Task goal ▸ Carry none of the pictures over; set down the material below exactly.

Material provided ▸
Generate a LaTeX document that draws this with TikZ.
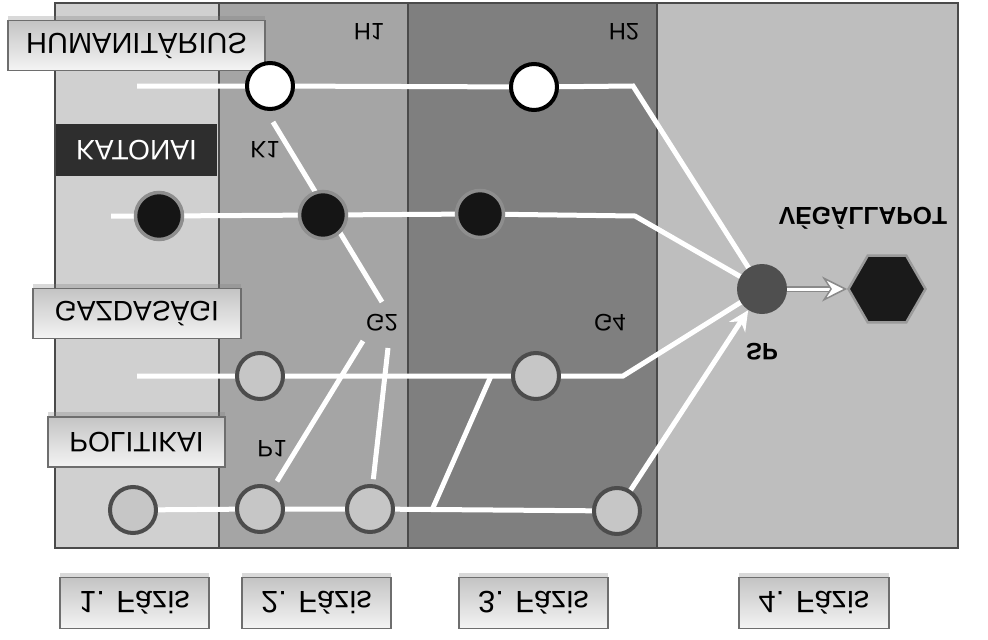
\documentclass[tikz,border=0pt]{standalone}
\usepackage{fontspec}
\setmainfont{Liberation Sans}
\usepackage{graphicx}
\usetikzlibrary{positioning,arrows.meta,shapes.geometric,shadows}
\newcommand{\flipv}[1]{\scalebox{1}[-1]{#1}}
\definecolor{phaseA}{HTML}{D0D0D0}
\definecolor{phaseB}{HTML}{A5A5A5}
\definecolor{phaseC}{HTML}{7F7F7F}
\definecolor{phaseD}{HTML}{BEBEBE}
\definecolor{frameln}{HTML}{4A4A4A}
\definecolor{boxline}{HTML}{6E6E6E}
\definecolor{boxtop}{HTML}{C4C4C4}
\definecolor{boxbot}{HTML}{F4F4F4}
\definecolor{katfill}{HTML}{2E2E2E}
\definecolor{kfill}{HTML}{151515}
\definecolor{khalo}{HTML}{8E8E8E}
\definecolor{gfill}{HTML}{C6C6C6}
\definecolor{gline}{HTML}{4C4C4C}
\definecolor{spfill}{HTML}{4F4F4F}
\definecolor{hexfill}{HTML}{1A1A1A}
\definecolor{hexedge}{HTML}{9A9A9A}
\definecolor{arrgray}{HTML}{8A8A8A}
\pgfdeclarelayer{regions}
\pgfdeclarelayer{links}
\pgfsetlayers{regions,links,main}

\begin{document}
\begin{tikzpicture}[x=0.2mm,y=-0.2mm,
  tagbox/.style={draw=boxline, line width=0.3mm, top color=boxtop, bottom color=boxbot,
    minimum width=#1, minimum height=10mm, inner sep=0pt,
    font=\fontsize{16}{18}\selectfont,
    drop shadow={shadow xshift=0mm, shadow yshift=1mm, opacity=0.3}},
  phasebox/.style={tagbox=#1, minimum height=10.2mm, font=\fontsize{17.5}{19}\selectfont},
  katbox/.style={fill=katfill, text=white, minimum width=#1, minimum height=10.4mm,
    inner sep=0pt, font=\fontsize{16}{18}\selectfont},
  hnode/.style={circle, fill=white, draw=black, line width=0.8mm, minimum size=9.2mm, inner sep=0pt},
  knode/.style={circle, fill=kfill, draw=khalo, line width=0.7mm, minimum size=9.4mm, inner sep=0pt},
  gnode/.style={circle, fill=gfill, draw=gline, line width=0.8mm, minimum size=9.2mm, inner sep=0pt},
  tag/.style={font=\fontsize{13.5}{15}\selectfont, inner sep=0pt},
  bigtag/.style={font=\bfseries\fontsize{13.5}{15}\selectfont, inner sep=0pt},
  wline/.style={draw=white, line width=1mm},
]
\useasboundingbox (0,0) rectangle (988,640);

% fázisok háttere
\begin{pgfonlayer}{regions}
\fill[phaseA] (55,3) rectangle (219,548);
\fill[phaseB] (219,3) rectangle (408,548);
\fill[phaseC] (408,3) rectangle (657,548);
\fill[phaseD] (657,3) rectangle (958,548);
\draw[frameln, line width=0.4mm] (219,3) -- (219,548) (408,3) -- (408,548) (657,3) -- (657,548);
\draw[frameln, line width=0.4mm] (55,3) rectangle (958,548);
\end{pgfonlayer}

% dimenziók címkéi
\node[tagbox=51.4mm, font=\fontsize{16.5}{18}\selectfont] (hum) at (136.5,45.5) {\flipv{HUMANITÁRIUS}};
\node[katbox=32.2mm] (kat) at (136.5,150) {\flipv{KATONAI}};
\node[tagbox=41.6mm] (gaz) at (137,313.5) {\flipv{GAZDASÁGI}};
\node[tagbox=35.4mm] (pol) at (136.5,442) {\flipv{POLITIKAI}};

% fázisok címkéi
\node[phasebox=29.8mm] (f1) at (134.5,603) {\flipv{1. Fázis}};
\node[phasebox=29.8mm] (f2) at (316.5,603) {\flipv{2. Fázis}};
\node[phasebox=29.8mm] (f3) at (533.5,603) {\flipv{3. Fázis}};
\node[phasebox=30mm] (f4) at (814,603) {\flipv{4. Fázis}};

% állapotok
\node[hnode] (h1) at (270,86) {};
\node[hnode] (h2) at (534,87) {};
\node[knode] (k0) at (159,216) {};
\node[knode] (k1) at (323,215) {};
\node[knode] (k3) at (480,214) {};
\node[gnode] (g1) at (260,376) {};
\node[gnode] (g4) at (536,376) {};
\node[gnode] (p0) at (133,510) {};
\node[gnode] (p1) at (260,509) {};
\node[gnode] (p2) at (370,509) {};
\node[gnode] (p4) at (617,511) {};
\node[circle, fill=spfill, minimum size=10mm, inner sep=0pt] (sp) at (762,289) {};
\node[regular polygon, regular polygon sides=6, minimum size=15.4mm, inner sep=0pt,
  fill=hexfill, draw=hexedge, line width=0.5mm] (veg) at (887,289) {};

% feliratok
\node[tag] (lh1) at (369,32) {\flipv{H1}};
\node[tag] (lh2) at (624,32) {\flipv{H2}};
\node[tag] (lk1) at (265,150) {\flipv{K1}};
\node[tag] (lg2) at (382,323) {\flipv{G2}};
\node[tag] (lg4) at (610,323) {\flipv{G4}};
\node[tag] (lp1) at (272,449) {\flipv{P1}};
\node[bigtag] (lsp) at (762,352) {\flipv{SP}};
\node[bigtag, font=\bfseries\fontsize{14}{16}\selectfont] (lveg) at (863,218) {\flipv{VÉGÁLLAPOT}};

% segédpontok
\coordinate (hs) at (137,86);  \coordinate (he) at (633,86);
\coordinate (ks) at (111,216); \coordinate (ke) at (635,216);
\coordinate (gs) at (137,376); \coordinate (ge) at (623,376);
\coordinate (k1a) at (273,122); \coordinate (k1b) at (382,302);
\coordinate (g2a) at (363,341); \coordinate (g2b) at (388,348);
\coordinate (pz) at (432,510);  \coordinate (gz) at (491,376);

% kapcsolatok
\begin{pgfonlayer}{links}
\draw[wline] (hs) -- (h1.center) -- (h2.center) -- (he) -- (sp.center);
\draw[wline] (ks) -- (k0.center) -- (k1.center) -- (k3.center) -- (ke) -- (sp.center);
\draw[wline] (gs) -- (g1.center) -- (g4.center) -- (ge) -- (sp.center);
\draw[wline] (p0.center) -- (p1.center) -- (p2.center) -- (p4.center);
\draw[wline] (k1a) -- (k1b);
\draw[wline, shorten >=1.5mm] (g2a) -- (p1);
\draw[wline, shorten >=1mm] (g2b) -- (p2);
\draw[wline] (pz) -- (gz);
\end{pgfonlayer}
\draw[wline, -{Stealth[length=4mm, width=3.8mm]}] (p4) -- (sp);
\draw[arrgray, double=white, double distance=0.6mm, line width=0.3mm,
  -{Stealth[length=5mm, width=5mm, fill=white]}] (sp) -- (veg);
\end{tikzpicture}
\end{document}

Task solution ▸
Generate a LaTeX document that draws this with TikZ.
\documentclass[tikz,border=0pt]{standalone}
\usepackage{fontspec}
\setmainfont{Liberation Sans}
\usepackage{graphicx}
\usetikzlibrary{positioning,arrows.meta,shapes.geometric,shadows}
\newcommand{\flipv}[1]{\scalebox{1}[-1]{#1}}
\definecolor{phaseA}{HTML}{D0D0D0}
\definecolor{phaseB}{HTML}{A5A5A5}
\definecolor{phaseC}{HTML}{7F7F7F}
\definecolor{phaseD}{HTML}{BEBEBE}
\definecolor{frameln}{HTML}{4A4A4A}
\definecolor{boxline}{HTML}{6E6E6E}
\definecolor{boxtop}{HTML}{C4C4C4}
\definecolor{boxbot}{HTML}{F4F4F4}
\definecolor{katfill}{HTML}{2E2E2E}
\definecolor{kfill}{HTML}{151515}
\definecolor{khalo}{HTML}{8E8E8E}
\definecolor{gfill}{HTML}{C6C6C6}
\definecolor{gline}{HTML}{4C4C4C}
\definecolor{spfill}{HTML}{4F4F4F}
\definecolor{hexfill}{HTML}{1A1A1A}
\definecolor{hexedge}{HTML}{9A9A9A}
\definecolor{arrgray}{HTML}{8A8A8A}
\pgfdeclarelayer{regions}
\pgfdeclarelayer{links}
\pgfsetlayers{regions,links,main}

\begin{document}
\begin{tikzpicture}[x=0.2mm,y=-0.2mm,
  tagbox/.style={draw=boxline, line width=0.3mm, top color=boxtop, bottom color=boxbot,
    minimum width=#1, minimum height=10mm, inner sep=0pt,
    font=\fontsize{16}{18}\selectfont,
    drop shadow={shadow xshift=0mm, shadow yshift=1mm, opacity=0.3}},
  phasebox/.style={tagbox=#1, minimum height=10.2mm, font=\fontsize{17.5}{19}\selectfont},
  katbox/.style={fill=katfill, text=white, minimum width=#1, minimum height=10.4mm,
    inner sep=0pt, font=\fontsize{16}{18}\selectfont},
  hnode/.style={circle, fill=white, draw=black, line width=0.8mm, minimum size=9.2mm, inner sep=0pt},
  knode/.style={circle, fill=kfill, draw=khalo, line width=0.7mm, minimum size=9.4mm, inner sep=0pt},
  gnode/.style={circle, fill=gfill, draw=gline, line width=0.8mm, minimum size=9.2mm, inner sep=0pt},
  tag/.style={font=\fontsize{13.5}{15}\selectfont, inner sep=0pt},
  bigtag/.style={font=\bfseries\fontsize{13.5}{15}\selectfont, inner sep=0pt},
  wline/.style={draw=white, line width=1mm},
]
\useasboundingbox (0,0) rectangle (988,640);

% fázisok háttere
\begin{pgfonlayer}{regions}
\fill[phaseA] (55,3) rectangle (219,548);
\fill[phaseB] (219,3) rectangle (408,548);
\fill[phaseC] (408,3) rectangle (657,548);
\fill[phaseD] (657,3) rectangle (958,548);
\draw[frameln, line width=0.4mm] (219,3) -- (219,548) (408,3) -- (408,548) (657,3) -- (657,548);
\draw[frameln, line width=0.4mm] (55,3) rectangle (958,548);
\end{pgfonlayer}

% dimenziók címkéi
\node[tagbox=51.4mm, font=\fontsize{16.5}{18}\selectfont] (hum) at (136.5,45.5) {\flipv{HUMANITÁRIUS}};
\node[katbox=32.2mm] (kat) at (136.5,150) {\flipv{KATONAI}};
\node[tagbox=41.6mm] (gaz) at (137,313.5) {\flipv{GAZDASÁGI}};
\node[tagbox=35.4mm] (pol) at (136.5,442) {\flipv{POLITIKAI}};

% fázisok címkéi
\node[phasebox=29.8mm] (f1) at (134.5,603) {\flipv{1. Fázis}};
\node[phasebox=29.8mm] (f2) at (316.5,603) {\flipv{2. Fázis}};
\node[phasebox=29.8mm] (f3) at (533.5,603) {\flipv{3. Fázis}};
\node[phasebox=30mm] (f4) at (814,603) {\flipv{4. Fázis}};

% állapotok
\node[hnode] (h1) at (270,86) {};
\node[hnode] (h2) at (534,87) {};
\node[knode] (k0) at (159,216) {};
\node[knode] (k1) at (323,215) {};
\node[knode] (k3) at (480,214) {};
\node[gnode] (g1) at (260,376) {};
\node[gnode] (g4) at (536,376) {};
\node[gnode] (p0) at (133,510) {};
\node[gnode] (p1) at (260,509) {};
\node[gnode] (p2) at (370,509) {};
\node[gnode] (p4) at (617,511) {};
\node[circle, fill=spfill, minimum size=10mm, inner sep=0pt] (sp) at (762,289) {};
\node[regular polygon, regular polygon sides=6, minimum size=15.4mm, inner sep=0pt,
  fill=hexfill, draw=hexedge, line width=0.5mm] (veg) at (887,289) {};

% feliratok
\node[tag] (lh1) at (369,32) {\flipv{H1}};
\node[tag] (lh2) at (624,32) {\flipv{H2}};
\node[tag] (lk1) at (265,150) {\flipv{K1}};
\node[tag] (lg2) at (382,323) {\flipv{G2}};
\node[tag] (lg4) at (610,323) {\flipv{G4}};
\node[tag] (lp1) at (272,449) {\flipv{P1}};
\node[bigtag] (lsp) at (762,352) {\flipv{SP}};
\node[bigtag, font=\bfseries\fontsize{14}{16}\selectfont] (lveg) at (863,218) {\flipv{VÉGÁLLAPOT}};

% segédpontok
\coordinate (hs) at (137,86);  \coordinate (he) at (633,86);
\coordinate (ks) at (111,216); \coordinate (ke) at (635,216);
\coordinate (gs) at (137,376); \coordinate (ge) at (623,376);
\coordinate (k1a) at (273,122); \coordinate (k1b) at (382,302);
\coordinate (g2a) at (363,341); \coordinate (g2b) at (388,348);
\coordinate (pz) at (432,510);  \coordinate (gz) at (491,376);

% kapcsolatok
\begin{pgfonlayer}{links}
\draw[wline] (hs) -- (h1.center) -- (h2.center) -- (he) -- (sp.center);
\draw[wline] (ks) -- (k0.center) -- (k1.center) -- (k3.center) -- (ke) -- (sp.center);
\draw[wline] (gs) -- (g1.center) -- (g4.center) -- (ge) -- (sp.center);
\draw[wline] (p0.center) -- (p1.center) -- (p2.center) -- (p4.center);
\draw[wline] (k1a) -- (k1b);
\draw[wline, shorten >=1.5mm] (g2a) -- (p1);
\draw[wline, shorten >=1mm] (g2b) -- (p2);
\draw[wline] (pz) -- (gz);
\end{pgfonlayer}
\draw[wline, -{Stealth[length=4mm, width=3.8mm]}] (p4) -- (sp);
\draw[arrgray, double=white, double distance=0.6mm, line width=0.3mm,
  -{Stealth[length=5mm, width=5mm, fill=white]}] (sp) -- (veg);
\end{tikzpicture}
\end{document}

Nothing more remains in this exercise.